O aperfeiçoamento de processos de trabalho a que se refere o parágrafo 62 é um resultado importante da inovação, mas ela é muito mais que isso. Não é o caso de exigir que um esboço de programa de governo trate o tema com o rigor que há, por exemplo, na seguinte definição adotada pela OCDE (Organização para a Cooperação e Desenvolvimento Econômico) em seu “Manual de Frascatti”:

(…) o conjunto de etapas científicas, tecnológicas, organizativas, financeiras e comerciais, incluindo os investimentos em novos conhecimentos, que levam ou que tentam levar à implementação de produtos e de processos novos ou melhorados.

Mas é muito estranho que, nas diretrizes para o programa de governo do partido que está no poder desde 2003, tenha sido completamente desconsiderada a inovação de produtos e serviços. Indissociável da inovação de processos, sua importância tem sido cada vez mais considerada essencial para a competitividade da economia de países mais reinos e também daqueles que estão em crescente aumento de saldos positivos na balança comercial.

Investimento estratégico

Apesar de fazê-lo com foco genérico na política industrial, o pré-programa do PT propõe duas diretrizes necessárias para promover a inovação, a enfatizar a necessidade de “uma consistente redução da burocracia, que entrava a atividade produtiva e o comércio” (parágrafo 68) e de “novas medidas de política econômica nas áreas monetária, cambial e fiscal que desonerem – com claras contrapartidas em matéria de produtividade e emprego – a atividade empresarial” (69).

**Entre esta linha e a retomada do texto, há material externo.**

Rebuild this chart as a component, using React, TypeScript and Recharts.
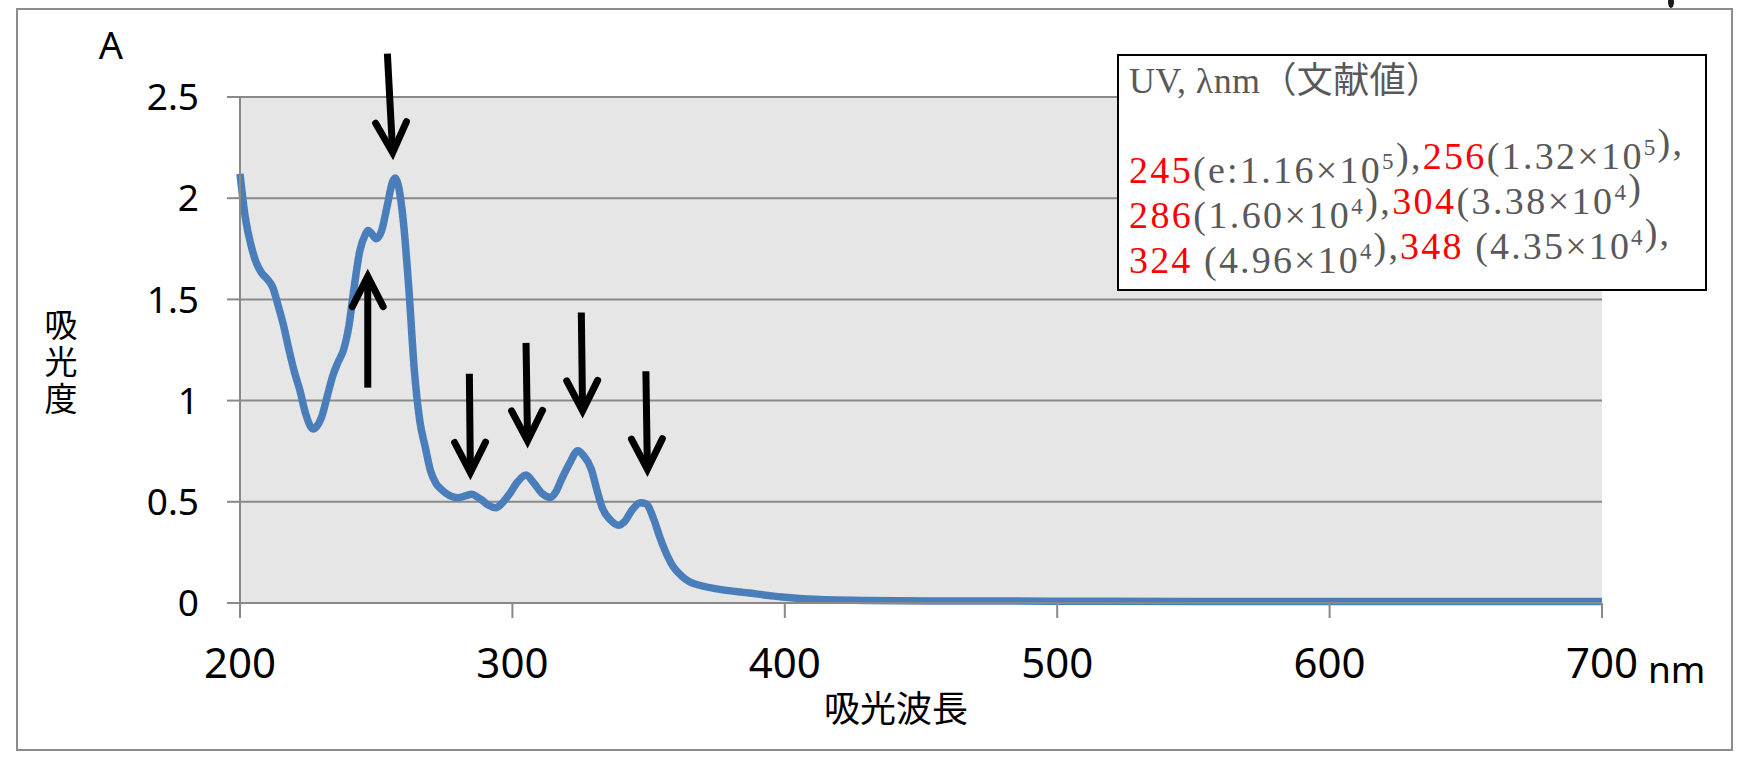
import React from 'react';
import { LineChart, Line, XAxis, YAxis, CartesianGrid, ReferenceLine } from 'recharts';

// 吸収スペクトル (読み取り値)
const wavelengths = [
  200, 202, 204, 206, 208, 210, 212, 214, 216, 218, 220, 222, 224, 226, 227, 228, 230, 232, 234, 236,
  238, 240, 242, 244, 246, 247, 248, 250, 252, 254, 256, 257, 258, 260, 262, 264, 266, 268, 270, 272,
  274, 277, 280, 283, 285, 287, 289, 291, 294, 296, 299, 302, 305, 308, 311, 314, 316, 318, 321, 324,
  326, 329, 331, 333, 336, 339, 341, 344, 347, 349, 352, 354, 356, 359, 362, 365, 368, 375, 387, 399,
  411, 430, 460, 500, 550, 600, 650, 700,
];
const absorbance = [
  2.12, 1.9, 1.77, 1.68, 1.63, 1.6, 1.56, 1.47, 1.37, 1.25, 1.14, 1.05, 0.94, 0.87, 0.86, 0.87, 0.92, 1.02, 1.12, 1.19,
  1.25, 1.37, 1.57, 1.74, 1.82, 1.84, 1.83, 1.8, 1.84, 1.96, 2.08, 2.1, 2.07, 1.88, 1.55, 1.15, 0.9, 0.77, 0.65, 0.59,
  0.56, 0.53, 0.52, 0.53, 0.537, 0.525, 0.507, 0.485, 0.471, 0.49, 0.54, 0.6, 0.632, 0.59, 0.54, 0.521, 0.55, 0.61, 0.69, 0.752,
  0.73, 0.66, 0.56, 0.47, 0.41, 0.384, 0.4, 0.46, 0.495, 0.49, 0.41, 0.33, 0.26, 0.18, 0.135, 0.105, 0.09, 0.07, 0.049, 0.03,
  0.018, 0.012, 0.01, 0.009, 0.008, 0.008, 0.008, 0.008,
];

const xTicks = [200, 300, 400, 500, 600, 700];
const yTicks = [0, 0.5, 1, 1.5, 2, 2.5];

// 矢印: 根元 → 先端
const arrowFromX = [246.9, 254.1, 284.2, 305.0, 325.3, 349.0];
const arrowFromY = [1.064, 2.714, 1.133, 1.285, 1.435, 1.145];
const arrowToX = [246.9, 256.2, 284.6, 305.6, 325.8, 349.6];
const arrowToY = [1.652, 2.187, 0.606, 0.763, 0.911, 0.623];

const spectrum = wavelengths.map((nm, i) => ({ nm, a: absorbance[i] }));

const AXIS_GRAY = '#898989';
const TEXT_GRAY = '#595959';

function Arrow(props: any) {
  const { x1, y1, x2, y2 } = props;
  const dx = x2 - x1;
  const dy = y2 - y1;
  const len = Math.hypot(dx, dy) || 1;
  const ux = dx / len;
  const uy = dy / len;
  const w = 7;
  const ang = (27 * Math.PI) / 180;
  const off = w / 2 / Math.sin(ang);
  const tx = x2 - ux * off;
  const ty = y2 - uy * off;
  const L = 34;
  const rot = (a: number) => [ux * Math.cos(a) - uy * Math.sin(a), ux * Math.sin(a) + uy * Math.cos(a)];
  const [ax, ay] = rot(ang);
  const [bx, by] = rot(-ang);
  return (
    <g>
      <line x1={x1} y1={y1} x2={tx - ux * 4} y2={ty - uy * 4} stroke="#000" strokeWidth={w} />
      <polyline
        points={`${tx - ax * L},${ty - ay * L} ${tx},${ty} ${tx - bx * L},${ty - by * L}`}
        fill="none"
        stroke="#000"
        strokeWidth={w}
        strokeLinejoin="miter"
        strokeLinecap="round"
      />
    </g>
  );
}

const Sup = ({ children }: { children: React.ReactNode }) => (
  <>
    <tspan dy={-14} fontSize={23}>{children}</tspan>
    <tspan dy={14}>{''}</tspan>
  </>
);

export default function App() {
  const serif = '"Liberation Serif", "Noto Sans CJK JP", serif';
  return (
    <div style={{ position: 'absolute', left: 0, top: 0, width: 1739, height: 757, background: '#fff' }}>
      <LineChart width={1739} height={757} data={spectrum} margin={{ top: 97, right: 137, bottom: 0, left: 0 }}>
        <CartesianGrid vertical={false} fill="#e6e6e6" stroke={AXIS_GRAY} strokeWidth={2} />
        <XAxis
          dataKey="nm"
          type="number"
          domain={[200, 700]}
          ticks={xTicks}
          height={154}
          tickSize={15}
          tickMargin={30}
          axisLine={{ stroke: AXIS_GRAY, strokeWidth: 2 }}
          tickLine={{ stroke: AXIS_GRAY, strokeWidth: 2 }}
          tick={{ fontSize: 42, fill: '#000', fontFamily: '"Noto Sans", sans-serif' }}
        />
        <YAxis
          type="number"
          domain={[0, 2.5]}
          ticks={yTicks}
          width={240}
          tickSize={13}
          tickMargin={28}
          axisLine={{ stroke: AXIS_GRAY, strokeWidth: 2 }}
          tickLine={{ stroke: AXIS_GRAY, strokeWidth: 2 }}
          tick={{ fontSize: 37, fill: '#000', fontFamily: '"Noto Sans", sans-serif' }}
        />
        <Line
          type="monotone"
          dataKey="a"
          stroke="#4a7ebb"
          strokeWidth={7.5}
          dot={false}
          activeDot={false}
          isAnimationActive={false}
        />
        {arrowFromX.map((x, i) => (
          <ReferenceLine
            key={i}
            segment={[
              { x, y: arrowFromY[i] },
              { x: arrowToX[i], y: arrowToY[i] },
            ]}
            ifOverflow="visible"
            shape={Arrow}
          />
        ))}
      </LineChart>

      <svg
        width={1739}
        height={757}
        style={{ position: 'absolute', left: 0, top: 0, pointerEvents: 'none' }}
      >
        <rect x={17} y={9} width={1715} height={741} fill="none" stroke="#8c8c8c" strokeWidth={2} />
        <ellipse cx={1671} cy={2} rx={3} ry={6} fill="#1a1a1a" />

        <text x={111} y={59} textAnchor="middle" fontSize={38} fontFamily='"Noto Sans", sans-serif' fill="#000">
          A
        </text>
        <text
          x={61}
          y={337}
          textAnchor="middle"
          fontSize={33}
          fontFamily='"Noto Sans CJK JP", sans-serif'
          fill="#000"
        >
          <tspan x={61}>吸</tspan>
          <tspan x={61} dy={37}>光</tspan>
          <tspan x={61} dy={37}>度</tspan>
        </text>
        <text
          x={896}
          y={706}
          textAnchor="middle"
          dominantBaseline="central"
          fontSize={36}
          fontFamily='"Noto Sans CJK JP", sans-serif'
          fill="#000"
        >
          吸光波長
        </text>
        <text x={1648} y={683} fontSize={37} fontFamily='"Noto Sans", sans-serif' fill="#000">
          nm
        </text>

        <rect x={1118} y={55} width={588} height={235} fill="#fff" stroke="#000" strokeWidth={2} />
        <text x={1129} y={93} fontSize={36} fontFamily={serif} fill={TEXT_GRAY} textLength={313} lengthAdjust="spacing">
          UV, λnm（文献値）
        </text>
        <text x={1129} y={183} fontSize={38} fontFamily={serif} fill={TEXT_GRAY} textLength={553} lengthAdjust="spacing">
          <tspan fill="#ff0000">245</tspan>(e:1.16×10<Sup>5</Sup>),<tspan fill="#ff0000">256</tspan>(1.32×10<Sup>5</Sup>),
        </text>
        <text x={1129} y={228} fontSize={38} fontFamily={serif} fill={TEXT_GRAY} textLength={512} lengthAdjust="spacing">
          <tspan fill="#ff0000">286</tspan>(1.60×10<Sup>4</Sup>),<tspan fill="#ff0000">304</tspan>(3.38×10<Sup>4</Sup>)
        </text>
        <text x={1129} y={273} fontSize={38} fontFamily={serif} fill={TEXT_GRAY} textLength={540} lengthAdjust="spacing">
          <tspan fill="#ff0000">324</tspan> (4.96×10<Sup>4</Sup>),<tspan fill="#ff0000">348</tspan> (4.35×10<Sup>4</Sup>),
        </text>
      </svg>
    </div>
  );
}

No entanto, uma formulação responsável de uma proposta de diretriz para inovação tem de considerar o aumento progressivo de recursos públicos e privados para P&D. Justamente por entender que há uma estreita e praticamente direta correlação entre esse tipo de investimento e o aumento da competitividade de suas economias, em 2006, quando aplicaram em média 1,84% de seu PIB total em P&D, os governos dos países da União Europeia incluíram na chamada Estratégia de Lisboa a meta de atingir o nível médio de 3% de dispêndios para o setor.

Apresentada há poucas semanas, a pesquisa bianual “Indicadores de Ciência e Engenharia”, da Fundação Nacional da Ciência dos Estados Unidos, mostra, entre outros dados, resultados que expressam muito bem essa correlação entre investimentos crescentes em P&D e melhor desempenho da economia.

Tabela_NSF_SEI_2012-2014

A ousadia inovadora, porém, tem estado longe nas últimas décadas dos interesses imediatos de formuladores de políticas em posições privilegiadas não só no PT, mas também em outros partidos brasileiros. Veremos como esse tema será tratado em programas de governo a serem antes da próxima eleição presidencial.

Para aqueles que sempre têm na ponta da língua o argumento de que se deve andar de acordo com o tamanho da perna, a melhor resposta é explicar que aumento de investimentos em P&D serve para justamente aumentar o alcance das pernas.